We have followed this approach in developing our information retrieval system for the WWW. The overall agent architecture is as follows. Our system supports a collection of information sites. The notion of an information site is used to describe a logical entity that contains a set of information sources. It is a logical clustering of actual-physical WWW sites. In each information site, we find the information server agents: the extractor agent and the information source interface agent. The extractor scans through all the information sources, identified to it as URLs. These are URLs of the top level web pages of various research groups. It extracts from each such web page summary information about all the technically relevant local documents (documents belonging to that research group) that are accessible via a chain of links from the page. The summary information is extracted as a set of attribute/value pairs which is passed to the information source agent. The information source agent handles the query answering process.
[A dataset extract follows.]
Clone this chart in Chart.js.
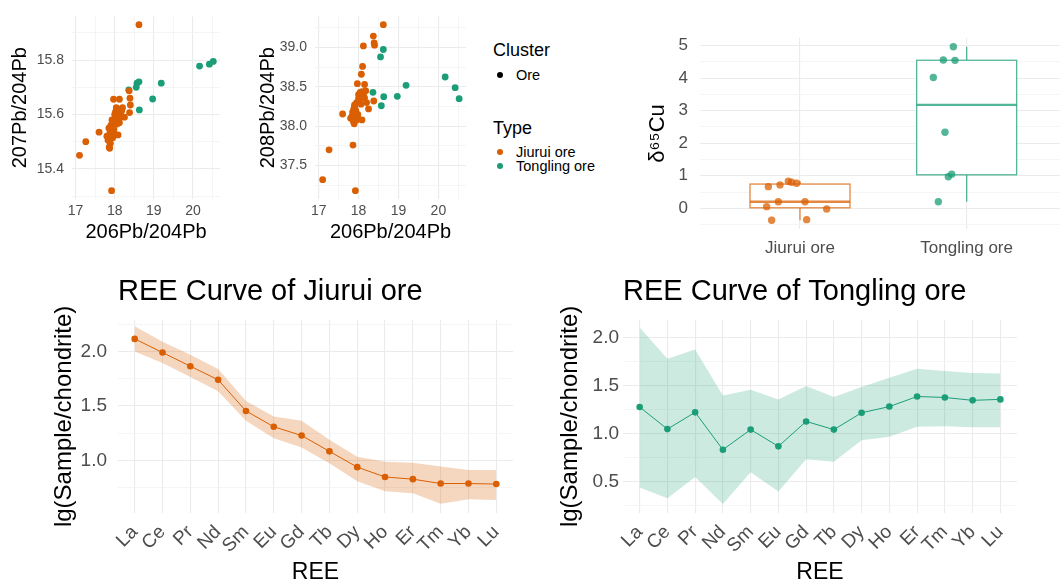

It accepts retrieval enquiries and attempts to evaluate them against the attribute-based information. It also registers an abstract of the attribute based information it contains with a with a information access facilitator for the general topic about which they have information. For example, a site agent for a web site of a research group in DAI would register summary information about the technical papers on its site with an access facilitator agent for the general topic of AI. This facilitator will generally receive queries to do with any area of AI and will route the message to the appropriate information source agents that have registered with it. Metadata caching and query answering planning are among other activities of an information access facilitator. Finally, each information access facilitator, in turn, advertises its wares with a central matchmaker, the corner stone of the whole distributed retrieval system.
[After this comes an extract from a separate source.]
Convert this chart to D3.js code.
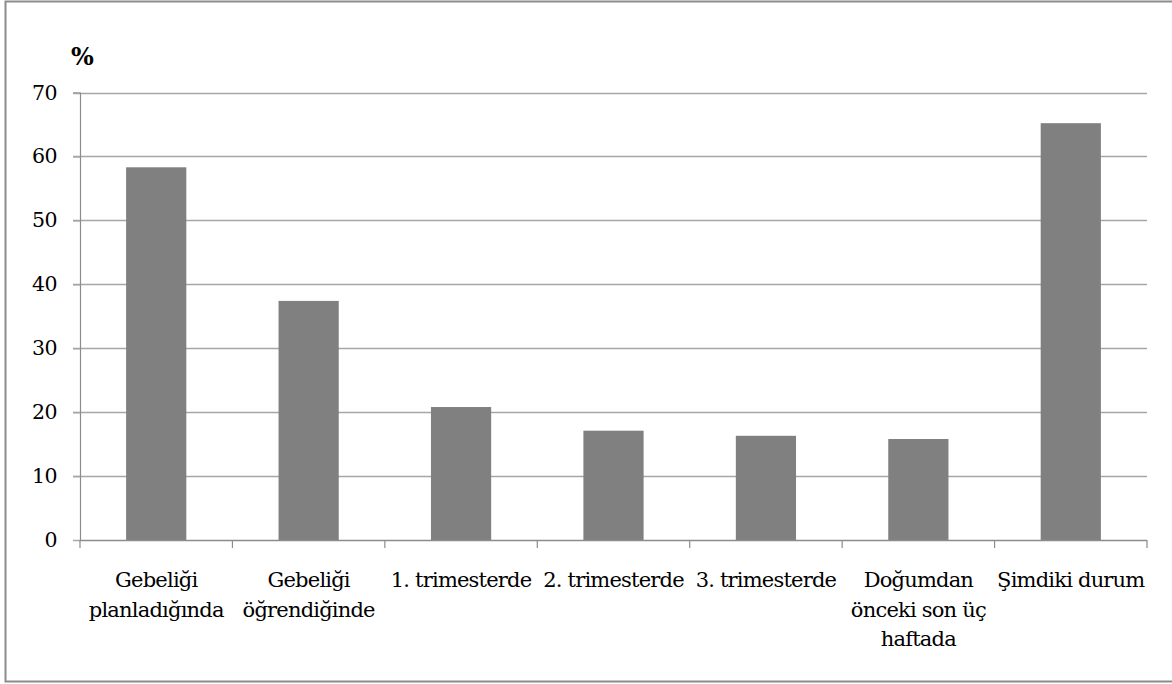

In contrast to the above, the user agent is the one that deals with client side activities. This is the agent that the end user (the human agent) interacts with. It translates the user's query, input via a Netscape form, into the appropriate query message. It also displays the answers it receives using Netscape. (The answers invariable contain URLs that can be then accessed using just the standard Netscape facilities.) The user agent makes use of the services of a local query facilitator. The query facilitator accepts requests from user agents. It has the role to identify which information access facilitators have the potential to satisfy this request through the information sites that they manage. They initially find out about these access facilitators via queries to the central matchmaker. Thereafter, the maintain direct information about these facilitators, and the individual information sources for which they are gateways, based on the queries that have been routed to them and successfully answered.
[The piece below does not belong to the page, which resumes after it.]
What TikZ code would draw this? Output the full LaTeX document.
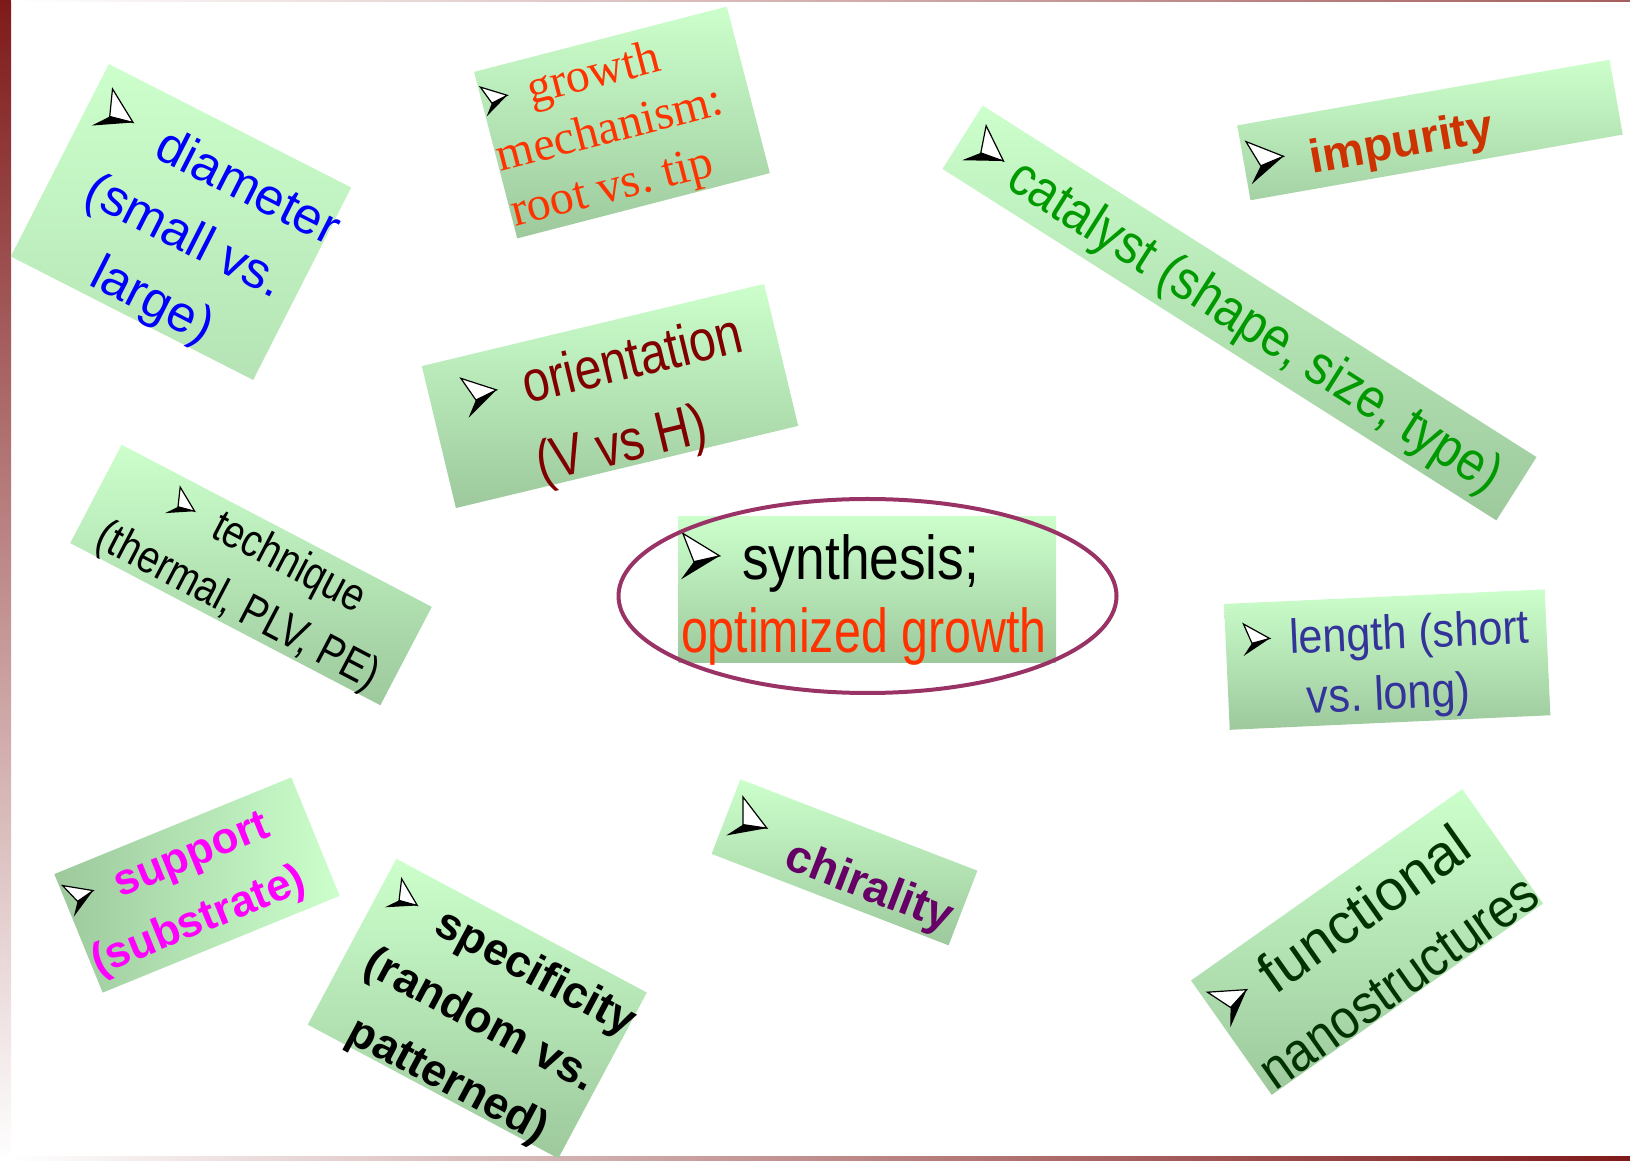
\documentclass[tikz,border=0pt]{standalone}
\usepackage{fontspec}
\usetikzlibrary{shapes.geometric}
\setmainfont{Liberation Sans}
\newfontfamily\nfA[FakeStretch=0.9]{Liberation Sans}
\newfontfamily\nfB[FakeStretch=0.83]{Liberation Sans}
\newfontfamily\nfC[FakeStretch=0.78]{Liberation Sans}
\newfontfamily\nfD[FakeStretch=0.88]{Liberation Sans}
\newfontfamily\nfS[FakeStretch=0.86]{Liberation Sans}
\newfontfamily\timesfont{Liberation Serif}
\newcommand\bularr[1]{\tikz[baseline=0pt, x=#1pt, y=#1pt]{%
  \draw[black, fill=white, line width=1.2pt, line join=miter] (0.04,1) -- (0.84,0.51) -- (0.28,0.385) -- cycle;
  \fill[black] (0.28,0.385) -- (0.84,0.51) -- (0,0) -- cycle;}}
\newcommand\fsz[2]{\fontsize{#1}{#2}\selectfont}
\definecolor{gtop}{HTML}{CCFFCC}
\definecolor{gbot}{HTML}{9DC99D}
\definecolor{gmid}{HTML}{A5D2A5}
\definecolor{gpale}{HTML}{B5E3B5}
\definecolor{ctxtred}{HTML}{FF3300}
\definecolor{cmaroon}{HTML}{800000}
\definecolor{cgreen}{HTML}{009900}
\definecolor{cimpur}{HTML}{CC3300}
\definecolor{clength}{HTML}{333399}
\definecolor{cmagenta}{HTML}{FF00FF}
\definecolor{cchiral}{HTML}{660066}
\definecolor{cdkgreen}{HTML}{003300}
\definecolor{cellipse}{HTML}{993366}
\definecolor{cbar}{HTML}{7F1A1A}
\begin{document}
\frenchspacing
\begin{tikzpicture}[x=1pt,y=1pt,
  box/.style={shade, top color=gtop, bottom color=gbot, inner sep=0pt, outer sep=0pt},
  txt/.style={inner sep=0pt, outer sep=0pt},
  ring/.style={draw=cellipse, line width=4pt, ellipse},
]
\useasboundingbox (0,0) rectangle (1630,1160);
% frame bars
\shade[top color=cbar, bottom color=white] (0,0) rectangle (11,1160);
\shade[left color=white, right color=cbar!70] (11,1158) rectangle (1630,1160);
\shade[left color=white, right color=cbar] (11,0) rectangle (1630,4);

% diameter
\begin{scope}[shift={(181,938)}, rotate=-27, transform shape]
\node[box, top color=gtop, middle color=gbot, bottom color=gpale, minimum width=272pt, minimum height=216pt] (diam) at (0,0) {};
\node[txt, align=center, text=blue, font=\fsz{51}{72}] (diamT) at (10,-10.5)
  {\bularr{42}\hspace{32pt}diameter\\(small vs.\\large)};
\end{scope}
% growth mechanism
\begin{scope}[shift={(622,1037.5)}, rotate=14.5, transform shape]
\node[box, minimum width=261pt, minimum height=172pt] (growth) at (0,0) {};
\node[txt, anchor=west, align=left, text=ctxtred, font=\timesfont\fsz{48}{57}] (growthT) at (-129.5,-5.7)
  {\bularr{30}\hspace{20pt}growth\\mechanism:\\root vs. tip};
\end{scope}
% orientation
\begin{scope}[shift={(610,764)}, rotate=13.5, transform shape]
\node[box, minimum width=352pt, minimum height=146pt] (orient) at (0,0) {};
\node[txt, align=center, text=cmaroon, font=\nfB\fsz{58}{80}] (orientT) at (0,-13)
  {\bularr{40}\hspace{26pt}orientation\\(V vs H)};
\end{scope}
% catalyst
\begin{scope}[shift={(1239.5,847)}, rotate=-32.4, transform shape]
\node[box, minimum width=656pt, minimum height=75pt] (catal) at (0,0) {};
\node[txt, anchor=west, text=cgreen, font=\nfD\fsz{55}{60}] (catalT) at (-316,-4)
  {\bularr{42}\hspace{14pt}catalyst (shape, size, type)};
\end{scope}
% impurity
\begin{scope}[shift={(1430,1030)}, rotate=10, transform shape]
\node[box, top color=gtop, middle color=gtop!70!gbot, bottom color=gmid, minimum width=378pt, minimum height=76pt] (impur) at (0,0) {};
\node[txt, anchor=west, text=cimpur, font=\bfseries\fsz{47}{56}] (impurT) at (-185,-5.5)
  {\bularr{43}\hspace{25pt}impurity};
\end{scope}
% technique
\begin{scope}[shift={(251,585)}, rotate=-27.6, transform shape]
\node[box, minimum width=350pt, minimum height=111pt] (techn) at (0,0) {};
\node[txt, align=center, text=black, font=\nfB\fsz{46}{62}] (technT) at (3,-4)
  {\bularr{30}\hspace{24pt}technique\\(thermal, PLV, PE)};
\end{scope}
% synthesis (centre)
\node[box, minimum width=378pt, minimum height=146pt] (synth) at (867,570) {};
\node[txt, anchor=west, align=left, text=black, font=\nfC\fsz{62}{73}] (synthT) at (681,561)
  {\bularr{46}\hspace{22pt}{\nfS synthesis;}\\\textcolor{ctxtred}{optimized growth}};
\node[ring, minimum width=498pt, minimum height=194pt] (ring) at (867.5,564) {};
% length
\begin{scope}[shift={(1387.2,500.4)}, rotate=2.6, transform shape]
\node[box, minimum width=321pt, minimum height=126pt] (length) at (0,0) {};
\node[txt, align=center, text=clength, font=\nfA\fsz{48}{60}] (lengthT) at (0,-7.5)
  {\bularr{32}\hspace{19pt}length (short\\vs. long)};
\end{scope}
% support
\begin{scope}[shift={(197,275)}, rotate=22.2, transform shape]
\node[box, shading angle=0, left color=gbot, right color=gtop, minimum width=256pt, minimum height=128pt] (supp) at (0,0) {};
\node[txt, anchor=west, align=left, text=cmagenta, font=\bfseries\fsz{44}{64}] (suppT) at (-126,-2.5)
  {\bularr{33}\hspace{22pt}support\\(substrate)};
\end{scope}
% specificity
\begin{scope}[shift={(477.3,151.4)}, rotate=-28.1, transform shape]
\node[box, minimum width=284pt, minimum height=188pt] (spec) at (0,0) {};
\node[txt, align=center, text=black, font=\bfseries\fsz{45}{68}] (specT) at (8,-10)
  {\bularr{33}\hspace{26pt}specificity\\(random vs.\\patterned)};
\end{scope}
% chirality
\begin{scope}[shift={(844.5,297.7)}, rotate=-21.1, transform shape]
\node[box, minimum width=254pt, minimum height=80pt] (chir) at (0,0) {};
\node[txt, anchor=west, text=cchiral, font=\bfseries\fsz{46}{56}] (chirT) at (-120,-6)
  {\raisebox{10pt}{\bularr{42}}\hspace{28pt}chirality};
\end{scope}
% functional nanostructures
\begin{scope}[shift={(1367,218)}, rotate=35.2, transform shape]
\node[box, minimum width=332pt, minimum height=140pt] (func) at (0,0) {};
\node[txt, anchor=west, align=left, text=cdkgreen, font=\nfA\fsz{55}{78}] (funcT) at (-161,-9)
  {\bularr{42}\hspace{20pt}{\rmfamily\fsz{57}{78}functional}\\nanostructures};
\end{scope}
\end{tikzpicture}
\end{document}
Concluding with the overall agent architecture, there are two other agents the matchmaker and the descriptor. It has been already mentioned that the matchmaker serves as an advisor agent used to diffuse requests to agents that expressed an ability to handle them by matching requests from query facilitators and advertisements from the access facilitators. The descriptor agent contains terminological knowledge that is exploited both by the extractor during the elicitation of the key attributes and the information access facilitator for potential query reformulation.

In our system the query-based model has been adopted. This is a goal-driven information seeking approach. The user just poses a request; it is a task of the DIR system to transparently process the request by executing the activities A to G presented above.

Concerning the type of information to be handled, the system we have implemented to date supports unstructured hypertext information sources having the form of HTML documents. The underlying platform of the system is the World Wide Web that incorporates hypermedia information managed by diverse systems without imposing any standard structure. As a result although structured sources such as relational databases have attractive implementational characteristics, we would have restricted ourselves into a subset of the available information.

Finally, there are two other important aspects worth mentioning. The first is that our architecture supports the activation of mobile agents. In the current status, these agents have a monitoring and answer collecting role; they monitor sources that are known to contain query-relevant information and they propagate the new answers back to the user agent. The second one is that all the agents of our architecture support persistent information storage enhancing the security and recovery capabilities of the system.

The role of Logic Programming

In order to enhance the expressiveness and the functionality of our system several LP techniques have been employed. First, the query language used to express the user's requests is a Prolog variant. There is a set of predicates that the user has to use in order to express his request. These predicates correspond to attributes that characterise the aspects of the supported information. Some of these are standard, predefined for a specific application (e.g. author and title for technical document retrieval), For both the standard and the extra predicates, the user through the user agent has the ability to browse the interface in order to get information about their usage. This textual information includes the intended meaning of the predicate, its arity, the use of its arguments and if needed predicate specific guidelines.

In correspondence with the use of first-order logic based query language, the information structures in our system are specified in a similar manner through the use of a predicate-attribute format. Both the knowledge that the agents possess and the information stored in the various sites have this declarative form. It is the task of the extractor agent to extract the relevant information and transform it from an unstructured format to an attribute-based one. As a result, our information sites are managed as local deductive databases. This integration between the query language and the representation of the site information enables the information source agent to expose efficient query answering, since the mapping between the user's query and the query to be posed on the deductive database is straightforward.